Lovisa notes it is not as socially acceptable to smoke now and the science supports the negative side effects of smoking. Due to this, as DC president, he has wondered about the possibility of completely banning smoking on at least one DC campus.

“One of the things we’re wondering about here is ‘is it possible to go to a non-smoking campus?’. It’s being tested by some other institutions now but, is it possible to maybe start with our Whitby campus, which is a smaller campus, and go non-smoking and through doing that, it’s our way of saying ‘it’s not acceptable, socially acceptable, on campus and we have these tools for you to help you quit smoking if you’re a smoker’,” says Lovisa.

While DC could ask the Ontario government to step in and regulate smoking on the premises, Lovisa wonders if it is the best idea.

“That’s the debate: do we really want to go to the government and say ‘put a regulation here’ and have the heavy-handed government cause the change or do we want to be socially responsible and try to do something on our own?,” says Lovisa.

LTPB is a tobacco control program funded by the Ontario government. It offers free personalized supports to people who are trying to quit smoking. These supports include free nicotine replacement therapy such as nicotine patches and gum, quitting resources, contests and referrals to the Smoker’s Helpline.

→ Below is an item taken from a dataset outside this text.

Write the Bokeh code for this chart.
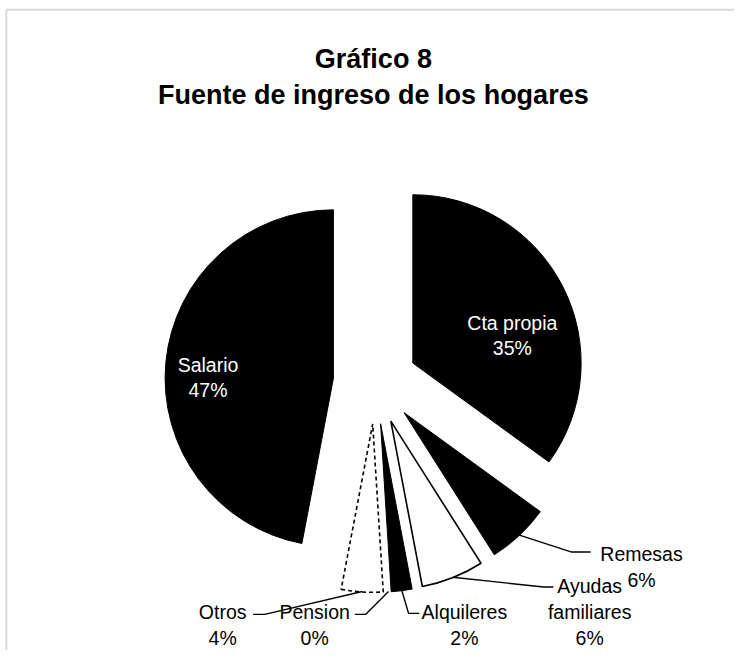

LTPB targets young adults because statistics show that one in four smokers has their first cigarette after the age of 18 and if they quit before the age of 30, they reduce the increased risk of health problems.

“It’s a good program. It’s much like MADD for drunk drivers. Look at the incredible impact this program had on people’s lives in the instance of people not drinking and driving anymore and the consequences have gone up. There are no consequences like that with smoking, except for your health but there are consequences socially now where you can’t smoke anywhere,” says Lovisa.

Lovisa describes the program as two parts – health risk awareness and the enforcement of the lack of social acceptance for smoking in today’s society.

“So I think the messaging is the right decision and they understand that what they’re doing is harmful to them,” says Lovisa, “and the campaign can get them to do that through understanding and a little bit of pressure. People start to look at what they’re doing and try to find ways to quit.”

Quitting is a personal choice, Lovisa says, adding it is difficult, but smokers have to ultimately choose to accept the fact that it is bad for them and then make the decision to do something about it.

“You have to find your own motivation and your own tools. It’s a personal choice. As much as we can tell people that it’s bad for you, and ‘you must quit,’ it’s a personal choice,” he says.

“But when you’re ready to have that conversation, find the tools, find Leave the Pack Behind, find the support you need. Go to your family and friends and ask them to support you.”

To learn more about LTPB, go to the Campus Health Centre or check out their website:

“I would never tell somebody, because I did smoke, that ‘you must stop smoking.’ It’s more important just to say to somebody if they ask you, ‘this will help you stop smoking’,” Lovisa says.